**Task description:**
From the first line of the listing below to the line with "color='black', linewidth=1))", print each line exactly, and nothing more. Leave out the pictures.

**Data provided:**

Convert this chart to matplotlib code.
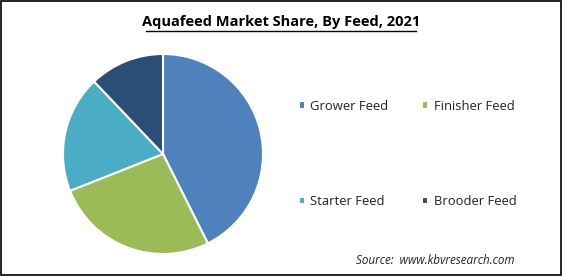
import matplotlib.pyplot as plt
from matplotlib.patches import Rectangle

# slice shares (percent)
labels = ['Grower Feed', 'Finisher Feed', 'Starter Feed', 'Brooder Feed']
shares = [42.6, 26.4, 18.9, 12.1]
colors = ['#4F81BD', '#9BBB59', '#4BACC6', '#2C4D75']

plt.rcParams['font.family'] = ['Open Sans', 'DejaVu Sans']

fig = plt.figure(figsize=(5.62, 2.76), dpi=100)

# pie axes: center ~ (163, 154) px, radius ~100 px
ax = fig.add_axes([63 / 562, 1 - 254 / 276, 200 / 562, 200 / 276])
wedges, _ = ax.pie(shares, colors=colors, startangle=90, counterclock=False,
                   radius=1, wedgeprops=dict(edgecolor='white', linewidth=1.5))
ax.set_xlim(-1.0, 1.0)
ax.set_ylim(-1.0, 1.0)
ax.set_aspect('equal')

# title, bold and underlined
fig.text(0.5, 1 - 22 / 276, 'Aquafeed Market Share, By Feed, 2021',
         ha='center', va='center', fontsize=10.5, fontweight='bold')
fig.add_artist(plt.Line2D([146 / 562, 416 / 562], [1 - 31 / 276, 1 - 31 / 276],
                          color='black', linewidth=1))

# legend laid out row-wise: Grower / Finisher on top, Starter / Brooder below
order = [0, 2, 1, 3]
leg = fig.legend([wedges[i] for i in order], [labels[i] for i in order],
                 ncol=2, loc='upper left',
                 bbox_to_anchor=(287 / 562, 1 - 88 / 276),
                 frameon=False, fontsize=9.4, handlelength=0.5, handleheight=0.5,
                 handletextpad=0.4, columnspacing=2.55, labelspacing=6.3)
for t in leg.get_texts():
    t.set_color('#222222')

fig.text(515 / 562, 1 - 260 / 276, 'Source:  www.kbvresearch.com',
         ha='right', va='center', fontsize=8.4, style='italic', color='#222222')

# outer border
fig.add_artist(Rectangle((0.002, 0.004), 0.996, 0.992, transform=fig.transFigure,
                         fill=False, edgecolor='black', linewidth=1.2))

fig.savefig('out.png', dpi=100)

**Finished exercise:**
Convert this chart to matplotlib code.
import matplotlib.pyplot as plt
from matplotlib.patches import Rectangle

# slice shares (percent)
labels = ['Grower Feed', 'Finisher Feed', 'Starter Feed', 'Brooder Feed']
shares = [42.6, 26.4, 18.9, 12.1]
colors = ['#4F81BD', '#9BBB59', '#4BACC6', '#2C4D75']

plt.rcParams['font.family'] = ['Open Sans', 'DejaVu Sans']

fig = plt.figure(figsize=(5.62, 2.76), dpi=100)

# pie axes: center ~ (163, 154) px, radius ~100 px
ax = fig.add_axes([63 / 562, 1 - 254 / 276, 200 / 562, 200 / 276])
wedges, _ = ax.pie(shares, colors=colors, startangle=90, counterclock=False,
                   radius=1, wedgeprops=dict(edgecolor='white', linewidth=1.5))
ax.set_xlim(-1.0, 1.0)
ax.set_ylim(-1.0, 1.0)
ax.set_aspect('equal')

# title, bold and underlined
fig.text(0.5, 1 - 22 / 276, 'Aquafeed Market Share, By Feed, 2021',
         ha='center', va='center', fontsize=10.5, fontweight='bold')
fig.add_artist(plt.Line2D([146 / 562, 416 / 562], [1 - 31 / 276, 1 - 31 / 276],
                          color='black', linewidth=1))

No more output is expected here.